Surgen reflexiones sobre la situación que están viviendo: “La inteligencia artificial que traiciona a quienes somos y nuestra forma de vivir y pensar”. Si falla la tecnología, queda el mismo vacío que el de la pantalla del televisor
Las historias de Max, Diane y Matin, y la de sus amigos, Jim y Tessa, que se han ido alternando, acaban fundiéndose con la llegada de estos al piso; y en un momento determinado los papeles de cada uno se definen. Es como si, libres de las ataduras de la tecnología, se encontrasen a sí mismos y, sin importarles contradecirse, empezaran a divagar en alto sobre lo que ha ocurrido o sobre la vida, diciendo simplemente lo que se les viene a la cabeza, sin ninguna pretensión de que los demás les escuchen, sólo para tomar conciencia de que están vivos:
“y luego el aterrizaje forzoso, un ruido gigantesco, como de un cohete, y el impacto que pareció la voz del mismo Dios, perdonadme, y me di en la cabeza con la ventanilla, alguien gritó fuego, había un ala en llamas, y sentí que me entraba sangre en el ojo y estiré el brazo para cogerle la mano a Tessa, la tenía allí, estaba diciéndome algo, y al otro lado del pasillo alguien medio gritaba y medio se asfixiaba…” (Jim)
“Aquí y ahora, en estas horas cruciales, me he abierto paso a golpes y codazos hasta esta calle y este edificio y he encontrado la llave de mi casa y he abierto la puerta de entrada y no hace falta que me lo recuerde a mí mismo, no hace falta ni decirlo, los ascensores no funcionan, así que me he puesto a subir despacio las escaleras, observando cada peldaño mientras subía, piso tras piso…” (Max)
“Mirar fijamente al espacio. Perder la noción del tiempo. Irse a la cama. Levantarse de la cama. Meses y años y décadas de dar clase. Los alumnos tienen tendencia a escuchar. Todos con orígenes distintos. Caras oscuras, claras, intermedias. ¡Qué está pasando en las plazas públicas de Europa, esos sitios en los que he caminado y mirado y escuchado? Me siento muy ingenua (…) Alguien que quería inspirar a sus alumnos (…) La película del fin del mundo. Gente atrapada en una habitación” (Diane)
“LLevo muchos años escribiendo en cuadernillos. Ideas, recuerdos, palabras, un cuaderno tras otro, ya hay muchísimos amontonados en los armarios, en los cajones y en todas partes, y a veces revisito cuadernos antiguos y me asombra leer lo que pensé en un momento dado que valía la pena escribir. Las palabras me devuelven a un tiempo muerto…” (Tessa)

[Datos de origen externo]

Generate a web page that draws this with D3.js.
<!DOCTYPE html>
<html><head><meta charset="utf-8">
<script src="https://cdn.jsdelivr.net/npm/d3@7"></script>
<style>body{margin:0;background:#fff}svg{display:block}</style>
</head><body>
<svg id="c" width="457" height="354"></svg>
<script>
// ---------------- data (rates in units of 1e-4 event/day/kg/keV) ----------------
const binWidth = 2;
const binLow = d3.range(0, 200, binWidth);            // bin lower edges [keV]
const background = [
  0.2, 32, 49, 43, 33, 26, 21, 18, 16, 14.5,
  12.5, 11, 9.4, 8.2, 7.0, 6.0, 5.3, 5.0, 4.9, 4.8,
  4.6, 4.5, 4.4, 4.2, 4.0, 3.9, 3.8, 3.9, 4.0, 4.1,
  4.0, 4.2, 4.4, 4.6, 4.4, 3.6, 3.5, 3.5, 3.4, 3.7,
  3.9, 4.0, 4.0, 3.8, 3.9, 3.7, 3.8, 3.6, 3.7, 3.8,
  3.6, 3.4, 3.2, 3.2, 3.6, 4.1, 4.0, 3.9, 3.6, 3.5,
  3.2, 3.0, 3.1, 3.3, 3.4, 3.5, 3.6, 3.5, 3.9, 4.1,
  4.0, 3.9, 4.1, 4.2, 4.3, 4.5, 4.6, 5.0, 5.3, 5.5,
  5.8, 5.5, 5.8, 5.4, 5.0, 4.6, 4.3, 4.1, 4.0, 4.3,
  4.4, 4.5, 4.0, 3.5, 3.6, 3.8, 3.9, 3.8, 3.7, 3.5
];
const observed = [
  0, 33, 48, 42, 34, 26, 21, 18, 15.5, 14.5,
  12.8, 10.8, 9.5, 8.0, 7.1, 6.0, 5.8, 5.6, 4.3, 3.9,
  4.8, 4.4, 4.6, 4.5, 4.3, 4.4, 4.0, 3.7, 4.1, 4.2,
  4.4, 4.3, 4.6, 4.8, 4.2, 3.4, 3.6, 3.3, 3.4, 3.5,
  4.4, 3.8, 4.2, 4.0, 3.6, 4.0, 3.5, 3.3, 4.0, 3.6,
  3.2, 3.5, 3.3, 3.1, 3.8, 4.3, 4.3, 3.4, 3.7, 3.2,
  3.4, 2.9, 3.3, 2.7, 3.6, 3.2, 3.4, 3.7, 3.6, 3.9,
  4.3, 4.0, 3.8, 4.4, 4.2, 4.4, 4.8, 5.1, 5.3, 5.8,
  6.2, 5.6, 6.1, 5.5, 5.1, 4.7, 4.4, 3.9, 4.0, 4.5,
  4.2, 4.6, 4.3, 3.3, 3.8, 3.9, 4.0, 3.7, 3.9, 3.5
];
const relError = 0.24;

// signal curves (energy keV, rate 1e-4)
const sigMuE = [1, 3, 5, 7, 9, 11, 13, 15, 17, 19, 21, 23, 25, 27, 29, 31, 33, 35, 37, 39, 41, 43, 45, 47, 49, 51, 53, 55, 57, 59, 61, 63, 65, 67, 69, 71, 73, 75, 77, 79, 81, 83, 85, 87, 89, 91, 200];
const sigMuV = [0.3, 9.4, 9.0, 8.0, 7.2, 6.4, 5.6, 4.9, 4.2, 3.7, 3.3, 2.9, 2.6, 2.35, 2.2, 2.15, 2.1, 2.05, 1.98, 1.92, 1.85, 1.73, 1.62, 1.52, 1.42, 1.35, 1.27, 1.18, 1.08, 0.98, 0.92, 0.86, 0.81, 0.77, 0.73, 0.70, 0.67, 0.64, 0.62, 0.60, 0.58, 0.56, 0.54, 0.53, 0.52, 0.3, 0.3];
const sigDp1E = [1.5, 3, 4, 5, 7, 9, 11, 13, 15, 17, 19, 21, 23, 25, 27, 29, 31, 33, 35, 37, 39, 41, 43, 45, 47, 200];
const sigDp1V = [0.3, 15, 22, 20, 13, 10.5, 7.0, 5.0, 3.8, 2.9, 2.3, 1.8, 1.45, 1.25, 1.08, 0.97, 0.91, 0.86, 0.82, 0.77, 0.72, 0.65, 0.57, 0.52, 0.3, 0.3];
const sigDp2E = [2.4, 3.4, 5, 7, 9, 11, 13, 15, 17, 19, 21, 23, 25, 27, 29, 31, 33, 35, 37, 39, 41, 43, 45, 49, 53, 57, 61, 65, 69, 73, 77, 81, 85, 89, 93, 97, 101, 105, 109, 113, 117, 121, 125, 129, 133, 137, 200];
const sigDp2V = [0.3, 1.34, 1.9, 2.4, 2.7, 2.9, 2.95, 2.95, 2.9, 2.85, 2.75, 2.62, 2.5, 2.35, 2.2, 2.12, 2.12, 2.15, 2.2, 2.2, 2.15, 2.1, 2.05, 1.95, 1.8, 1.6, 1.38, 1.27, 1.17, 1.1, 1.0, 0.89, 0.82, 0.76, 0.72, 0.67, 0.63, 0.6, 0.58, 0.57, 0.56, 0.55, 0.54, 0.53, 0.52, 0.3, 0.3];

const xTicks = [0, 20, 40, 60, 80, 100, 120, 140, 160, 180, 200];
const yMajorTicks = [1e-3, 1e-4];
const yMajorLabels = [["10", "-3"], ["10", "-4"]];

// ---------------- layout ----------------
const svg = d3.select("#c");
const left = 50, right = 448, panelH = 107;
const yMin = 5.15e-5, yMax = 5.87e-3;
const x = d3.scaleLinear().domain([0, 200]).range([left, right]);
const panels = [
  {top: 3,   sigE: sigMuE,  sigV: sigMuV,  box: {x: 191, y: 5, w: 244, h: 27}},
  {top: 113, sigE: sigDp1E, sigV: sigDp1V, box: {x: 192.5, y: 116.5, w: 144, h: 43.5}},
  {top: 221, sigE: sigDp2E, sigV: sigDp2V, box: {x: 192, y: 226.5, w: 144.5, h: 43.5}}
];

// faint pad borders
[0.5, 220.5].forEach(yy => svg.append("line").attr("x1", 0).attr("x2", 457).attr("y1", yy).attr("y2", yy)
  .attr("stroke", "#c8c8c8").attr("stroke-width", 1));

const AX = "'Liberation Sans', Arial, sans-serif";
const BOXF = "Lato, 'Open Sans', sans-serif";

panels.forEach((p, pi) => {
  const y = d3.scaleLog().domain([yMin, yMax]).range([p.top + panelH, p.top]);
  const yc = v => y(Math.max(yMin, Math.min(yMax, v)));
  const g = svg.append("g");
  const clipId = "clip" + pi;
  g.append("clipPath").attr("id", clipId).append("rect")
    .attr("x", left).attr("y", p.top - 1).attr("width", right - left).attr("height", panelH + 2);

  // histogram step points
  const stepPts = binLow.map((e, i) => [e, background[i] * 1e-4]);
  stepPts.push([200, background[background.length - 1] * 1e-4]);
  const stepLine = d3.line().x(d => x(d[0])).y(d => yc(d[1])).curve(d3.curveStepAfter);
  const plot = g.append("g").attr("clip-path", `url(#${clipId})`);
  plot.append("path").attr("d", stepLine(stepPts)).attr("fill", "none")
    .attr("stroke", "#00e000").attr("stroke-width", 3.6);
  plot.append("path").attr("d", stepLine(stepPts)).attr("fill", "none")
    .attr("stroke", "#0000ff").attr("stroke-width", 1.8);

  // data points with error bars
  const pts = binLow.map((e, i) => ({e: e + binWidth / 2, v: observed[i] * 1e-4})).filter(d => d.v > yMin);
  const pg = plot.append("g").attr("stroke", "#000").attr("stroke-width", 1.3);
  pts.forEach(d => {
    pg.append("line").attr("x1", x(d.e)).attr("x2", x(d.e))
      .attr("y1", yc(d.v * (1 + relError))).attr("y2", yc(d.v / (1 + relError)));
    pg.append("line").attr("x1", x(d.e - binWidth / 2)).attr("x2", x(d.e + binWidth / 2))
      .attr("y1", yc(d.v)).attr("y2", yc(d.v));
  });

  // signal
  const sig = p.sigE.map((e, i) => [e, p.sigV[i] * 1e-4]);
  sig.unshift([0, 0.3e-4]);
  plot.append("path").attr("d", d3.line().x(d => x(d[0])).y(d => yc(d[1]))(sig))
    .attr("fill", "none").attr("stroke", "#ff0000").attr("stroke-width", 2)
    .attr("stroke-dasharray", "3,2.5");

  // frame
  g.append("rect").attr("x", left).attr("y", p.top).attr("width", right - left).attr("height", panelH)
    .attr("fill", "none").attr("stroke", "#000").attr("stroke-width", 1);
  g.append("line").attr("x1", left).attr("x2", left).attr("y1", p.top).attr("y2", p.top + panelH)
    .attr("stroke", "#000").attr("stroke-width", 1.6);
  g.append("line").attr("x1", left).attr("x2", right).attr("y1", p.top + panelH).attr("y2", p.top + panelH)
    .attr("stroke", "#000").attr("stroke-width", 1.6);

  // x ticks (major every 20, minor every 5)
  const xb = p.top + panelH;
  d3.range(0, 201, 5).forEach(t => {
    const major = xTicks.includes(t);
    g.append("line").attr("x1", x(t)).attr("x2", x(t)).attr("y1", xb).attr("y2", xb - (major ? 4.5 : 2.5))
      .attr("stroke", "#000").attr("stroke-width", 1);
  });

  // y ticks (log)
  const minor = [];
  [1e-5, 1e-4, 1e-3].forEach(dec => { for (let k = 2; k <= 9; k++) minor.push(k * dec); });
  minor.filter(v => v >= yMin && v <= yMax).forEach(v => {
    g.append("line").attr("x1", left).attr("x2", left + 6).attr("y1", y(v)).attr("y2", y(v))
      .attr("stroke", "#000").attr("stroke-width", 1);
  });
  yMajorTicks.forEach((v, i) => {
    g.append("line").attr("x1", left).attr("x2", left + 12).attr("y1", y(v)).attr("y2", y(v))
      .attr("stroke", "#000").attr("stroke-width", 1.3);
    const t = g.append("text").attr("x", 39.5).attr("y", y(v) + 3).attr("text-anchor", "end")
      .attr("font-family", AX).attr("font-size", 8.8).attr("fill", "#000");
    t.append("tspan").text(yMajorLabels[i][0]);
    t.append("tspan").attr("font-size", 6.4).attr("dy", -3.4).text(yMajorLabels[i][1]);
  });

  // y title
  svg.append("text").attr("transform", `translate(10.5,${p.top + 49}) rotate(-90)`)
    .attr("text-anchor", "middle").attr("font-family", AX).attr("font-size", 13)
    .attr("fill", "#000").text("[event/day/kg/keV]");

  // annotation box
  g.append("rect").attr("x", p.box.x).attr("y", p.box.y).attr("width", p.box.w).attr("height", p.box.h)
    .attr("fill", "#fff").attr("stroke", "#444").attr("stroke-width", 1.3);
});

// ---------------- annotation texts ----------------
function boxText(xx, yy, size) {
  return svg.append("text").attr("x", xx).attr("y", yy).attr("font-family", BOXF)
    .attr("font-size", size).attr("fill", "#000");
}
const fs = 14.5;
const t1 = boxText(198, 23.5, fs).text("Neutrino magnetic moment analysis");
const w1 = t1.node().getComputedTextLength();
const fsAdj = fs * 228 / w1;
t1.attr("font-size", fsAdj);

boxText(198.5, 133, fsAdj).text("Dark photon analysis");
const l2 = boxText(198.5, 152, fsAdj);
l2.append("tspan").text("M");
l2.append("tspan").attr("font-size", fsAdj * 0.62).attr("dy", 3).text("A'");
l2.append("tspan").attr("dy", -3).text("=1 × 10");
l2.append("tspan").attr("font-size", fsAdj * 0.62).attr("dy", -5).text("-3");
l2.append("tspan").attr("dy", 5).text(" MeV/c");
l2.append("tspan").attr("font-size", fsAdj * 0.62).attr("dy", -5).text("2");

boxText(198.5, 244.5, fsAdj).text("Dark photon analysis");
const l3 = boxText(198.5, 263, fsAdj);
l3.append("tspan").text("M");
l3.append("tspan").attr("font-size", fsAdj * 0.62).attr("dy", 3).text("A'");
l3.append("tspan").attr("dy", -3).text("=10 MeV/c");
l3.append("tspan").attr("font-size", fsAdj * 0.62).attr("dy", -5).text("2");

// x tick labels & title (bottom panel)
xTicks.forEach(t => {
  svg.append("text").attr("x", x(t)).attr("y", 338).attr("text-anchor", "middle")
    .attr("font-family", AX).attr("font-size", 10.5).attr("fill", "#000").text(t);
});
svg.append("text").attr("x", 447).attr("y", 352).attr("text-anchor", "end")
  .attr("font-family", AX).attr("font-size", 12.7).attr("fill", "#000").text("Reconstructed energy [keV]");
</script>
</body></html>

“-Hora de terminar, ¿verdad? Pero no paro de ver el nombre. Einstein. La teoría de la relatividad de Einstein causando disturbios en las calles, ¿o acaso me lo estoy imaginando porque ya es tarde y no he dormido y apenas comido y la gente que hay aquí conmigo no está escuchando lo que digo?…” (Martin)
El silencio, que es lo que queda después del apagón tecnológico, es como el teatro del absurdo, donde los personajes apenas si se comunican y todo se presenta en un mundo vacío, aunque en esta novela no se deba a un gran conflicto bélico mundial; y lo mismo que en este tipo de teatro, Don DeLillo no nos ofrece respuestas, sino que deja a cada lector su propia interpretación.

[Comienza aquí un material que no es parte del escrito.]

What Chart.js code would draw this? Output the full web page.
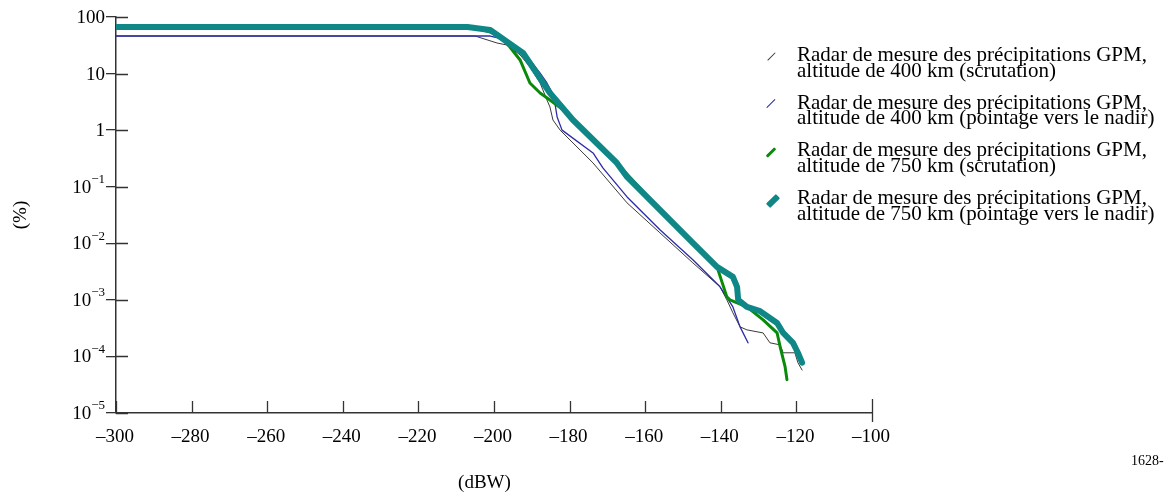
<!DOCTYPE html>
<html>
<head>
<meta charset="utf-8">
<script src="https://cdn.jsdelivr.net/npm/chart.js@4/dist/chart.umd.min.js"></script>
<style>
  html, body { margin: 0; padding: 0; background: #fff; overflow: hidden; }
  #wrap { position: relative; width: 1168px; height: 501px; }
  canvas { position: absolute; left: 0; top: 0; }
  .leg { position: absolute; left: 797px; font-family: 'Liberation Serif', 'Times New Roman', serif; font-size: 21px; line-height: 15.5px; color: #000; white-space: nowrap; }
  .sym { position: absolute; height: 2px; transform: rotate(-45deg); border-radius: 1px; }
  #ref { position: absolute; left: 1131px; top: 453px; font-family: 'Liberation Serif', 'Times New Roman', serif; font-size: 14px; color: #000; white-space: nowrap; }
</style>
</head>
<body>
<div id="wrap">
  <canvas id="c" width="1168" height="501"></canvas>
  <div id="legend"></div>
  <div id="ref">1628-</div>
</div>
<script>
// ---- Data (x: dBW, y: %) ----
const seriesLabels = [
  ['Radar de mesure des précipitations GPM,', 'altitude de 400 km (scrutation)'],
  ['Radar de mesure des précipitations GPM,', 'altitude de 400 km (pointage vers le nadir)'],
  ['Radar de mesure des précipitations GPM,', 'altitude de 750 km (scrutation)'],
  ['Radar de mesure des précipitations GPM,', 'altitude de 750 km (pointage vers le nadir)']
];

const scan400X = [-300, -205, -199.2, -196.6, -193.1, -190.5, -187.8, -186, -185.2, -184.4, -182.5, -173.8, -164.8, -156.1, -147.4, -140.2, -138.4, -136.8, -134.9, -133.1, -128.8, -127, -124.3, -123.5, -120.4, -119.6, -118.5];
const scan400Y = [46.1, 46.1, 34.7, 32, 21.4, 13.1, 6.82, 3.42, 2.57, 1.51, 1.0, 0.263, 0.0518, 0.0153, 0.00451, 0.0017, 0.001, 0.00059, 0.000333, 0.000295, 0.00026, 0.000174, 0.00016, 0.000116, 0.000116, 0.0000776, 0.0000575];

const nadir400X = [-300, -201, -196.6, -193.1, -190.5, -187.8, -186, -184.7, -183.9, -183.3, -182, -173.8, -171.2, -164.8, -156.1, -147.4, -140.2, -136.8, -134.9, -132.8];
const nadir400Y = [46.1, 46.1, 39.3, 24.1, 17.4, 10.2, 6.82, 4.73, 3.02, 1.71, 1.0, 0.395, 0.215, 0.066, 0.0173, 0.0051, 0.0017, 0.00075, 0.000333, 0.000174];

const scan750X = [-300, -206, -199, -195.8, -193.1, -190.5, -187.8, -185.2, -181.7, -179.1, -167.5, -156.1, -147.4, -141, -138.4, -137.6, -133.1, -128.8, -125.1, -124.3, -123, -122.5];
const scan750Y = [66.5, 66.5, 50, 29.5, 17.4, 6.82, 4.54, 3.42, 2.28, 1.51, 0.263, 0.0389, 0.0102, 0.00383, 0.00113, 0.001, 0.00075, 0.000444, 0.00026, 0.000148, 0.000066, 0.0000389];

const nadir750X = [-300, -207, -201, -192.3, -185.2, -179.1, -167.5, -164.8, -156.1, -147.4, -141, -136.8, -135.7, -135.4, -133.1, -129.6, -125.1, -123.5, -120.9, -119.6, -118.5];
const nadir750Y = [66.5, 66.5, 59, 23.1, 4.54, 1.51, 0.263, 0.149, 0.0389, 0.0102, 0.00383, 0.00255, 0.0017, 0.001, 0.00075, 0.00063, 0.00039, 0.00026, 0.000174, 0.000116, 0.0000776];

const xTickValues = [-300, -280, -260, -240, -220, -200, -180, -160, -140, -120, -100];
const xTickLabels = ['–300', '–280', '–260', '–240', '–220', '–200', '–180', '–160', '–140', '–120', '–100'];
const yTickValues = [1e-5, 1e-4, 1e-3, 1e-2, 1e-1, 1, 10, 100];
const yTickBase = ['10', '10', '10', '10', '10', '1', '10', '100'];
const yTickExp = ['−5', '−4', '−3', '−2', '−1', '', '', ''];

const colors = ['#3a3a3a', '#2b2ba6', '#0a8a0a', '#0f8787'];
const widths = [1, 1.3, 3, 6];
const drawOrder = [3, 2, 1, 0];

const zip = (xs, ys) => xs.map((x, i) => ({ x: x, y: ys[i] }));
const seriesData = [zip(scan400X, scan400Y), zip(nadir400X, nadir400Y), zip(scan750X, scan750Y), zip(nadir750X, nadir750Y)];

const FONT = "'Liberation Serif', 'Times New Roman', serif";
const AXIS = '#333333';
const yIndex = v => yTickValues.findIndex(t => Math.abs(Math.log10(t) - Math.log10(v)) < 1e-6);

const innerTicks = {
  id: 'innerTicks',
  afterDraw(chart) {
    const ctx = chart.ctx, a = chart.chartArea;
    const xs = chart.scales.x, ys = chart.scales.y;
    ctx.save();
    ctx.strokeStyle = AXIS;
    ctx.lineWidth = 1.3;
    ctx.beginPath();
    yTickValues.forEach(v => {
      const py = Math.round(ys.getPixelForValue(v)) + 0.5;
      ctx.moveTo(a.left, py); ctx.lineTo(a.left + 12, py);
    });
    xTickValues.forEach((v, i) => {
      const px = Math.round(xs.getPixelForValue(v)) + 0.5;
      ctx.moveTo(px, a.bottom);
      ctx.lineTo(px, a.bottom - 12);
      if (i === xTickValues.length - 1) { ctx.moveTo(px, a.bottom - 14); ctx.lineTo(px, a.bottom + 9); }
    });
    ctx.stroke();

    // y tick labels with true superscript exponents
    ctx.fillStyle = '#000';
    ctx.textBaseline = 'middle';
    ctx.textAlign = 'right';
    const xr = a.left - 11;
    yTickValues.forEach((v, i) => {
      const py = ys.getPixelForValue(v);
      let x = xr;
      if (yTickExp[i]) {
        ctx.font = '13px ' + FONT;
        ctx.fillText(yTickExp[i], x, py - 7);
        x -= ctx.measureText(yTickExp[i]).width;
      }
      ctx.font = '19px ' + FONT;
      ctx.fillText(yTickBase[i], x, py + 1);
    });
    ctx.restore();
  }
};

new Chart(document.getElementById('c'), {
  type: 'line',
  data: {
    datasets: seriesData.map((d, i) => ({
      label: seriesLabels[i].join(' '),
      data: d,
      borderColor: colors[i],
      backgroundColor: colors[i],
      borderWidth: widths[i],
      pointRadius: 0,
      tension: 0,
      fill: false,
      borderJoinStyle: 'round',
      borderCapStyle: 'round',
      order: drawOrder[i]
    }))
  },
  options: {
    responsive: false,
    animation: false,
    devicePixelRatio: 1,
    layout: { padding: { left: 0, right: 296, top: 17, bottom: 0 } },
    plugins: { legend: { display: false }, tooltip: { enabled: false } },
    scales: {
      x: {
        type: 'linear', min: -300, max: -100,
        afterFit: s => { s.height = 88; },
        afterBuildTicks: s => { s.ticks = xTickValues.map(v => ({ value: v })); },
        ticks: {
          callback: v => xTickLabels[xTickValues.indexOf(v)],
          font: { family: FONT, size: 19 }, color: '#000', padding: 13, maxRotation: 0, autoSkip: false, labelOffset: -1
        },
        grid: { drawOnChartArea: false, drawTicks: false },
        border: { display: true, color: AXIS, width: 1.5 },
        title: { display: true, text: '(dBW)\u00a0\u00a0\u00a0\u00a0', font: { family: FONT, size: 19 }, color: '#000', padding: { top: 0, bottom: 7 } }
      },
      y: {
        type: 'logarithmic', min: 1e-5, max: 100,
        afterFit: s => { s.width = 116; },
        afterBuildTicks: s => { s.ticks = yTickValues.map(v => ({ value: v })); },
        ticks: {
          callback: v => { const i = yIndex(v); return yTickBase[i] + yTickExp[i]; },
          font: { family: FONT, size: 19 }, color: 'rgba(0,0,0,0)', padding: 4, autoSkip: false
        },
        grid: { drawOnChartArea: false, drawTicks: true, tickLength: 10, color: AXIS, lineWidth: 1.3 },
        border: { display: true, color: AXIS, width: 1.5 },
        title: { display: true, text: '(%)', font: { family: FONT, size: 19 }, color: '#000', padding: { top: 10, bottom: 0 } }
      }
    }
  },
  plugins: [innerTicks]
});

// ---- HTML legend ----
const legend = document.getElementById('legend');
const symPos = [[771, 57, 11], [771, 104, 12], [771, 152, 12], [773, 201, 14]];
seriesLabels.forEach((lines, i) => {
  const t = document.createElement('div');
  t.className = 'leg';
  t.style.top = (47 + i * 47.7) + 'px';
  t.innerHTML = lines.join('<br>');
  legend.appendChild(t);
  const s = document.createElement('div');
  s.className = 'sym';
  const [cx, cy, len] = symPos[i];
  const h = Math.max(1.2, widths[i]);
  s.style.width = len + 'px';
  s.style.height = h + 'px';
  s.style.left = (cx - len / 2) + 'px';
  s.style.top = (cy - h / 2) + 'px';
  s.style.background = colors[i];
  legend.appendChild(s);
});
</script>
</body>
</html>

Es difícil en poco más de cien páginas, mediante un lenguaje sencillo y preciso, dejar un poso tan profundo, hacernos reflexionar sobre un mundo dependiente de la tecnología, hasta el extremo de quedarnos vacíos, confundidos y sin capacidad de respuesta, si nos desaparece esta.
Al finalizar la novela, Martin, que estaba leyendo el manuscrito de Einstein sobre la relatividad, se refiere nuevamente a este científico, y a los lectores nos vuelve su pronóstico sobre el negro futuro de la humanidad con el que había comenzado: “No sé con qué armas se librará la Tercera Guerra Mundial, pero la Cuarta se librará con palos y piedras”.